PROMPT:
Locate the string "matplotlib" throughout the material and copy every line in which it occurs.

AVAILABLE DATA:
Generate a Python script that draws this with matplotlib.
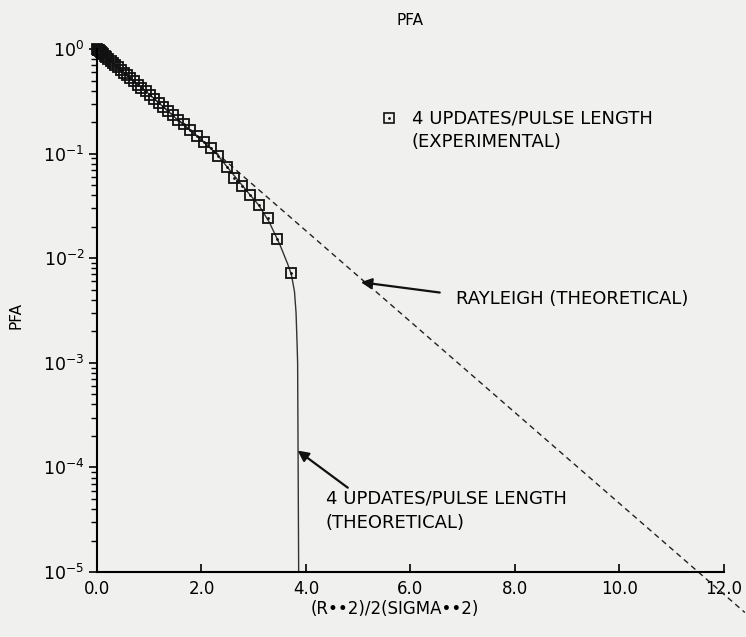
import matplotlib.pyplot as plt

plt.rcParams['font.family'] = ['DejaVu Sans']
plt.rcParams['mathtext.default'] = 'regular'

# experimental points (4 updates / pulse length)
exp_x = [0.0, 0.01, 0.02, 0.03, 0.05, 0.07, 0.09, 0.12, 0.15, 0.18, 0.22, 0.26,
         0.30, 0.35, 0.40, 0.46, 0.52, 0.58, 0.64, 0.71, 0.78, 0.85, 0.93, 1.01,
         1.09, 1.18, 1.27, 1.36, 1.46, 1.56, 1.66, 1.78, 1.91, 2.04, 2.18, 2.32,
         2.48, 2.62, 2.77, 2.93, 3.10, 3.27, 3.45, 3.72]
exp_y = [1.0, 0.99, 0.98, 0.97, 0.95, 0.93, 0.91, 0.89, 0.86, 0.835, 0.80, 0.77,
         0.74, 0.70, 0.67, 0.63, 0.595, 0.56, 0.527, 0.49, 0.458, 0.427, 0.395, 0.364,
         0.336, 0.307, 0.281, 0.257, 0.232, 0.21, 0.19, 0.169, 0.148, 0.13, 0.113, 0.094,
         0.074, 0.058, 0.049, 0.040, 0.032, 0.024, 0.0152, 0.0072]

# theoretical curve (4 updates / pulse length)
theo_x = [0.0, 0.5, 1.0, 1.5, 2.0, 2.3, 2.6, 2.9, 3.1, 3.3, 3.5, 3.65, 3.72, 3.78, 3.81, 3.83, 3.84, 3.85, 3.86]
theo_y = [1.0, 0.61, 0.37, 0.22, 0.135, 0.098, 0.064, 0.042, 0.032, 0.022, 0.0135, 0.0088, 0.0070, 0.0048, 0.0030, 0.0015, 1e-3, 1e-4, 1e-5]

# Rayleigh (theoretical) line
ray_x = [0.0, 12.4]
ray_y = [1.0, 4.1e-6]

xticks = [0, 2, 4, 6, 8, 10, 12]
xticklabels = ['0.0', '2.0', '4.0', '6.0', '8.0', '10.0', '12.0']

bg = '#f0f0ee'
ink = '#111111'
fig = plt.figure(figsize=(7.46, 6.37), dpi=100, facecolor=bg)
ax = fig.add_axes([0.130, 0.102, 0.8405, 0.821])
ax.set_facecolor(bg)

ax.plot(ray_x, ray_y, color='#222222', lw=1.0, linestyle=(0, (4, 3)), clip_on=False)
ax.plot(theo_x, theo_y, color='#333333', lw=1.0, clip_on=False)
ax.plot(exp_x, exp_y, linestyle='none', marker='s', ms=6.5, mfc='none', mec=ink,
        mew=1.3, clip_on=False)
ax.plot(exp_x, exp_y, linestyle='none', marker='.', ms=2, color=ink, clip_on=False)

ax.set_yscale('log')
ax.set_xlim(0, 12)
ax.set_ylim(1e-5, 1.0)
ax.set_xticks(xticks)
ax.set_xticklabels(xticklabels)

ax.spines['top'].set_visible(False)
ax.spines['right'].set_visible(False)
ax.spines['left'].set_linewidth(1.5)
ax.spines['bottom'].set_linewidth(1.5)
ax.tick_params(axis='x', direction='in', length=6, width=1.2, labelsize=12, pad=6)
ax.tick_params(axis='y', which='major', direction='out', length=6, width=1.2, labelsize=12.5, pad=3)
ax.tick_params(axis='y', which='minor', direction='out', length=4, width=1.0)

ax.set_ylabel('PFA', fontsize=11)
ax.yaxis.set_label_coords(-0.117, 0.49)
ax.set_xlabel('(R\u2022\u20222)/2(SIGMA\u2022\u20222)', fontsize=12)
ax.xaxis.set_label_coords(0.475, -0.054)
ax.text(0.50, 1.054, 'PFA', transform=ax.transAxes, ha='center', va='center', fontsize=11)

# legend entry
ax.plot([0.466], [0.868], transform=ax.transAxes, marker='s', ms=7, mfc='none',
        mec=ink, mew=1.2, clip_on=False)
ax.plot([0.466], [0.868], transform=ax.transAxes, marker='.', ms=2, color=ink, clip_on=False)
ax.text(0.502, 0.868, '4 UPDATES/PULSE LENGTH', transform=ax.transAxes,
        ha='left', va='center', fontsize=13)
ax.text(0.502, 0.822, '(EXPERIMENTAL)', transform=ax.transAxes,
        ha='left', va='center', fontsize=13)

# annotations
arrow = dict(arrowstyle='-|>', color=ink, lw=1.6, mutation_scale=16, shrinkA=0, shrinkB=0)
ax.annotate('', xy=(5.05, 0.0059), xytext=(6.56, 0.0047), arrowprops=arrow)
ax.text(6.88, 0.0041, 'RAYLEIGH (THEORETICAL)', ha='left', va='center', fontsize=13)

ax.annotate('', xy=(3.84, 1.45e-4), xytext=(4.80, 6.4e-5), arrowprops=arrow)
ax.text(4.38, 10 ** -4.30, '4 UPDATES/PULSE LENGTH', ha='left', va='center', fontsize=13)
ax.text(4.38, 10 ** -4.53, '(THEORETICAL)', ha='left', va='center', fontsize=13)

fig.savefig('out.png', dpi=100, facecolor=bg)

COMPLETE OUTPUT:
Generate a Python script that draws this with matplotlib.
import matplotlib.pyplot as plt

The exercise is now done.